I have been under enormous pressure on many fronts and have been unable to post on any of the things I have promised to folks. I am working on all of them: SSPX; joy; the nature and scope of liberal education. Please accept the following as a promise of things to come...
This was first published in the Stamford Advocate, in 2005:
Joseph Cardinal Ratzinger was known as “the Pope’s rottweiler,” a staunch enforcer of doctrine and vigorous defender of the Church’s teaching authority. While there is little in the character of the man to justify the canine metaphor, Joseph Ratzinger did indeed enforce true doctrine and defend vigorously the Church’s teaching authority, when he was head of the CDF, the office once known as the Holy Inquisition. When he became Benedict XVI, many declared that the election of Ratzinger to the Papacy meant the end of ecumenical efforts and “inter-religious dialogue”. Many of these call themselves Christians, notwithstanding their disbelief (express or implied) in the Church’s teaching authority. Famously, Maureen Dowd of the New York Times declared that, “The cafeteria is closed.”
What that columnist apparently fails to understand, is that the cafeteria has been closed for roughly two thousand years. It has been closed since the precise moment in which Christ, whilst He was physically present on Earth, said to His disciple, Simon, “You are the rock, and upon this rock I will build my Church.”
The Successor to Peter, Benedict XVI is a “doctrinal hard-liner”. He believes that the Catholic Church is true, and that the purpose of Christianity is to protect the integrity of God’s revelation, which is the Good News of Salvation, and to proclaim that Good News to every single human being.

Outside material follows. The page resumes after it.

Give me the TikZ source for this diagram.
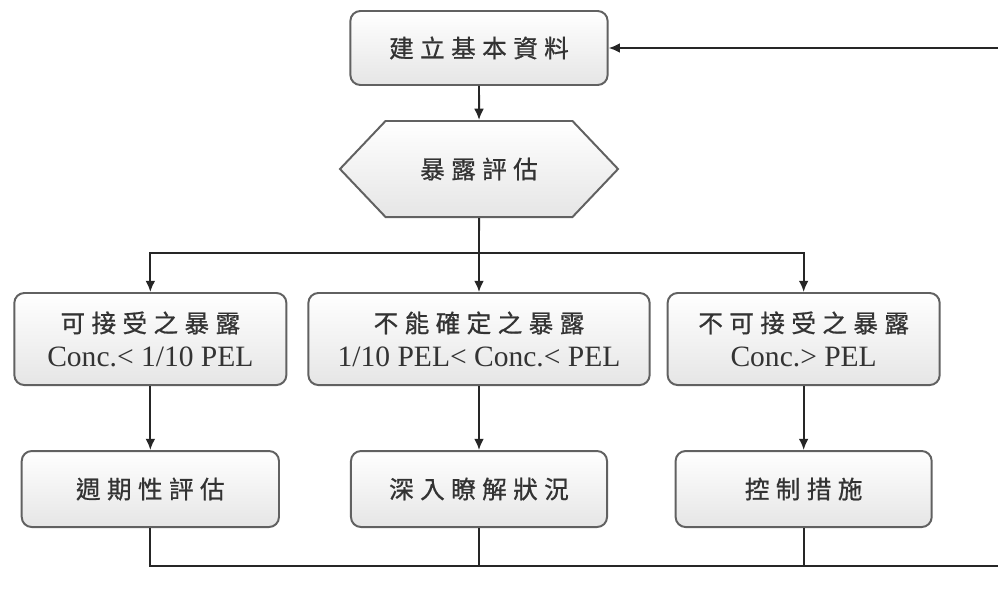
\documentclass[tikz,border=0pt]{standalone}
\usepackage{fontspec}
\setmainfont{Liberation Serif}
\newfontfamily\cjkfont[LetterSpace=26, FakeBold=0.8]{Noto Sans CJK TC}
\newcommand{\zh}[1]{{\cjkfont\fontsize{17.5pt}{24pt}\selectfont #1}}
\usepackage{tikz}
\usetikzlibrary{positioning, shapes.symbols, arrows.meta}

\begin{document}
\begin{tikzpicture}[x=0.025cm, y=-0.025cm, >={Latex[length=8pt,width=7pt]}, line width=1.4pt,
    box/.style={draw=black!62, rounded corners=0.25cm, top color=white, bottom color=black!10,
                text=black!80, align=center, inner sep=2pt,
                font=\fontsize{21pt}{24pt}\selectfont},
    hexa/.style={draw=black!62, signal, signal to=west and east, signal pointer angle=93,
                 top color=white, bottom color=black!10, text=black!80,
                 minimum width=6.95cm, minimum height=2.4cm},
    link/.style={draw=black!85}]
    \useasboundingbox (0,0) rectangle (998,612);
    \clip (0,0) rectangle (998,612);

    % Define the step nodes
    \node (base) [box, minimum width=6.43cm, minimum height=1.85cm] at (479,48) {\zh{建立基本資料}};  % Start
    \node (assess) [hexa, below=0.85cm of base] {\zh{暴露評估}};  % Decision
    \node (unk) [box, minimum width=8.53cm, minimum height=2.3cm, below=1.85cm of assess]
        {\zh{不能確定之暴露}\\1/10 PEL< Conc.< PEL};
    \node (acc) [box, minimum width=6.8cm, minimum height=2.3cm, left=0.5cm of unk]
        {\zh{可接受之暴露}\\Conc.< 1/10 PEL};
    \node (unacc) [box, minimum width=6.8cm, minimum height=2.3cm, right=0.4cm of unk]
        {\zh{不可接受之暴露}\\Conc.> PEL};
    \node (per) [box, minimum width=6.43cm, minimum height=1.9cm, below=1.6cm of acc] {\zh{週期性評估}};
    \node (deep) [box, minimum width=6.4cm, minimum height=1.9cm, below=1.6cm of unk] {\zh{深入瞭解狀況}};
    \node (ctrl) [box, minimum width=6.4cm, minimum height=1.9cm, below=1.6cm of unacc] {\zh{控制措施}};

    % Helper points for the split and the return loop
    \coordinate (split) at ([yshift=-0.875cm]assess.south);
    \coordinate (loopy) at (0,566);
    \coordinate (edge) at (1006,0);

    % Define arrows
    \draw[link, ->] (base) -- (assess);
    \draw[link] (assess) -- (split);
    \draw[link, ->] (split) -| (acc);
    \draw[link, ->] (split) -| (unacc);
    \draw[link, ->] (split) -- (unk);
    \draw[link, ->] (acc) -- (per);
    \draw[link, ->] (unk) -- (deep);
    \draw[link, ->] (unacc) -- (ctrl);

    % Return loop back to the start
    \draw[link, ->] (per) |- (edge |- loopy) |- (base);
    \draw[link] (deep) -- (deep |- loopy);
    \draw[link] (ctrl) -- (ctrl |- loopy);
\end{tikzpicture}
\end{document}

Those who see this as an obstacle to ecumenical efforts believe that either one is a doctrinal hard-liner, or one is open to dialogue. This is a false dichotomy. Its premises are dubious and its conclusions are reprehensible.
Benedict has always been the first to offer the hand of friendship to Christians sincerely in search of unity. Listen to him:
“I hasten to assure you of my heartfelt prayers for all those taking part in this [Anglican ecumenical] convocation. The significance of your meeting is sensed…in this city from which Saint Augustine of Canterbury was sent to confirm and strengthen the preaching of Christ's Gospel in England. Nor can I fail to recall that…Saint Boniface brought that same Christian faith from England to my own forebears in Germany…The lives of these saints show us how in the Church of Christ there is a unity in truth and a communion of grace which transcend the borders of any nation. With this in mind, I pray in particular that God's will may be done by all those who seek that unity in the truth, the gift of Christ himself.”
Unity in truth. Communion of Grace. These are the terms with which Benedict describes the Church. They are far from the mushy “unity in diversity” and “community of tolerance” for which some so-called ecumenical Christians advocate. In what would unity in diversity consist? In the “tolerant co-existence” of one group of people who believe it is good to engage in sex acts with persons of one’s own sex, who think a woman has a right to pay a physician to tear the flesh of another human being from her womb, heart beating, alongside another group, whose members consider that such sex act and “medical procedures” are sins that cry to Heaven for vengeance, perhaps? Perhaps. Perhaps there ought to be tolerant co-existence among such different-minded people.
Words have no meaning if all of them together enjoy the name of Christians.